We chose to ride long Yoshinokaido for a change and it did seem to be more shaded than the main Omekaido. While riding along to Okutamako we saw several side roads that look worth exploring, but unusually, we stuck to the plan. I recognised one as Jerome’s road which leads up to the gates at the top of Kazahari but all others may have led to Shangri La or to even more remote places such as Bremen for all I know. The climb up Yanagizawa Pass (1,550m) was harder than I had anticipated but it was very scenic and we made our way up.

We kept getting passed by 2 younger and surely anorexic Japanese riders. One had a bell on his saddle bag similar to the ones elderly hikers use to warn bears in the vicinity so you could hear him coming. Not quite the same as what pro-cyclist Bernard Eisel had to endure: „I thought, I’d better let this motorbike come by but when I turned around and looked it was Cancellara.“ They must have kept stopping ahead of us, hiding in the shadows for us to pass only to accelerate past us again just to taunt us. The pale blue Rapha clad duo with a combined age of almost 90 were not to be broken.
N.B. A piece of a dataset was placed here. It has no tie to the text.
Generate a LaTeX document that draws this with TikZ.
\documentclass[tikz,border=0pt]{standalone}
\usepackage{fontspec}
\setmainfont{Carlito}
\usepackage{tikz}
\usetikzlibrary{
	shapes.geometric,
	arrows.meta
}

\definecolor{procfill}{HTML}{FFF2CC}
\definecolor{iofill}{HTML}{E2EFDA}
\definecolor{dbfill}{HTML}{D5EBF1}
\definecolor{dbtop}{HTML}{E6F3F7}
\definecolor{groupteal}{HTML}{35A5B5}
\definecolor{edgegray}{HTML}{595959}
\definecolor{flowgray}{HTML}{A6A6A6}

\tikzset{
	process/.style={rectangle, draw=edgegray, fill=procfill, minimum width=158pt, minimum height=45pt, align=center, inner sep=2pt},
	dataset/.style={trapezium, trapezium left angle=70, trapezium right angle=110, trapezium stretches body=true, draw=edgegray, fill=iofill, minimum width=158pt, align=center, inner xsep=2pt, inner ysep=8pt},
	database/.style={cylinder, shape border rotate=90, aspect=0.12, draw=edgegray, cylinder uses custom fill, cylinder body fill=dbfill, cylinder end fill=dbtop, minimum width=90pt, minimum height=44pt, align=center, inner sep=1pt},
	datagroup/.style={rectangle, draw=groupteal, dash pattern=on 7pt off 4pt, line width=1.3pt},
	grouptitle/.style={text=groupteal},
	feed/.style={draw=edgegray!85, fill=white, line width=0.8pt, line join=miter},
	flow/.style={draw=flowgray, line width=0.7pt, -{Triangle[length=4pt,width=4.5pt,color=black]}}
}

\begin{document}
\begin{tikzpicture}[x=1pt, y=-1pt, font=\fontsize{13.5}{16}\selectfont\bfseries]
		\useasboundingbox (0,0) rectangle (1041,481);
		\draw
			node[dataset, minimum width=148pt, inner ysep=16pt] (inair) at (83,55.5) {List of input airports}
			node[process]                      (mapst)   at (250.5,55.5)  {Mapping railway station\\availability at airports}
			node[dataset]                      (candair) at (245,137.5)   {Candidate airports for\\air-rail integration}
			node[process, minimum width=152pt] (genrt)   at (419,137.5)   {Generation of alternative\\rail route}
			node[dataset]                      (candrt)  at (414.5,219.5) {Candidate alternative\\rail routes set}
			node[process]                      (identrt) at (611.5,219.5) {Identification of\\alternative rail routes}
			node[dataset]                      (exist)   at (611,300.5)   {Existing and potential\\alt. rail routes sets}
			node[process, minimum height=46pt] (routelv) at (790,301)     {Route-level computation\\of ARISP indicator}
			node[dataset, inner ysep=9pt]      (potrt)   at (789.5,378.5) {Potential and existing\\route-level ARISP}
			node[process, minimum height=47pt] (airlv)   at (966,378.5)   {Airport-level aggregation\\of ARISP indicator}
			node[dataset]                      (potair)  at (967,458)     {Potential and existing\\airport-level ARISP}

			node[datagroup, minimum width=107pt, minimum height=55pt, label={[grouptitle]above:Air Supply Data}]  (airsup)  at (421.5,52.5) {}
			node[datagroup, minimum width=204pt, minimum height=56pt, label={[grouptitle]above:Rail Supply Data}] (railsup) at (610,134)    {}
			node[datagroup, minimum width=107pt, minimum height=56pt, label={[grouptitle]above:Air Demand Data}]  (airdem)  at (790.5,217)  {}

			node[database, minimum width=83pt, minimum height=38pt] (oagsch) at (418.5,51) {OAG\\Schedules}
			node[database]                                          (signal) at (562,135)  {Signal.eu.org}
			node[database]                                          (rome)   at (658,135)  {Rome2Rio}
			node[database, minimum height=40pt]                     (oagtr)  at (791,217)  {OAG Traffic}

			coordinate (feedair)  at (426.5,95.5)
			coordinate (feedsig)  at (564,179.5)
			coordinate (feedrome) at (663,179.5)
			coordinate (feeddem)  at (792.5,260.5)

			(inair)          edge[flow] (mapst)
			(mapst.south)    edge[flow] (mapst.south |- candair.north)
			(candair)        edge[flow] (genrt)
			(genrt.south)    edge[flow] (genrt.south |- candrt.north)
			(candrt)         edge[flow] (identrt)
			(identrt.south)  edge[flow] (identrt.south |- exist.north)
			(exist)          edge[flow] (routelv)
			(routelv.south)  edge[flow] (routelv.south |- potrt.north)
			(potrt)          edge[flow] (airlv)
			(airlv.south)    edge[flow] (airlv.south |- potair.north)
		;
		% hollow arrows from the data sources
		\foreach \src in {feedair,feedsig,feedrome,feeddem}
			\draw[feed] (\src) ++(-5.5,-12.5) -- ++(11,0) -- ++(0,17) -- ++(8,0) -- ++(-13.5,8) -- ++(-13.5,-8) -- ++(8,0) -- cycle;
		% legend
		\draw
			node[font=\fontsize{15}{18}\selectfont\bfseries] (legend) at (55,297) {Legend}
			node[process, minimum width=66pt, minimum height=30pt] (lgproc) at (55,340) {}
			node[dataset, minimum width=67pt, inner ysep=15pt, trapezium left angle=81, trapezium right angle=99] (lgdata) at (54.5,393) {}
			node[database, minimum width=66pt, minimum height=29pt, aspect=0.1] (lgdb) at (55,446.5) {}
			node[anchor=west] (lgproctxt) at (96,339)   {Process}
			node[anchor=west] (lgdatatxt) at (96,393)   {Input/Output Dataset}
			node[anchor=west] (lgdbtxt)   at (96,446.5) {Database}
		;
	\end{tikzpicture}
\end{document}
The 1,050m descent down to Enzan is stunningly beautiful. 16km of fast roads which are in good condition thanks no doubt to a powerful local politician. We turned onto Rte 20, known in the area as The Fruit Line, and into a headwind and some unexpected rollers. A quick refueling at a 7-11 was followed by a scary ride through a busy 3km tunnel. The tunnel was at the top off a steepish approach so I was in my small chainring. Earlier in the day my chain had come off while shifting back into the large chainring so although the tunnel flattened out and was fast I was too scared to risk shifting for fear of losing the chain again. The tunnel had no stopping lane on the left. The result was that as fast as I pedaled I was unable to fully engage the perfectly sculpted calf muscles to which Mr. Knott often refers. A fast and uneventful ride along Rte 20 and after some mind games to see who would blink first we agreed to skirt around Takao rather than go over the top.

Discoveries:
  • Van Houten Cocoa: final stop at a conbini not called 7-11. This drink was a revelation for as it did the job when I was getting tired (I don’t drink coffee).
  • No recovery beer: after a long ride it seemed a stop at the club house (Central Tokyo Chapter) was in order for a celebratory/recovery beer. However, my riding partner, Uncle Serious, declined.
  • Like Pinto in the cult movie Animal House I had a devil on one shoulder urging me to have a beer while on the other should an angel was telling me not to do it and that I would regret it in the morning. Unusually, the angel won and I can thank him for it today because I feel good. I hope nobody holds this against me. I am happy for my no alcohol theory to be proved wrong and am offering myself up for ongoing research (taking the devil’s side).
256km, 2500m climbing, 10hrs 31mins in the saddle without a sore backside (thanks again Rapha).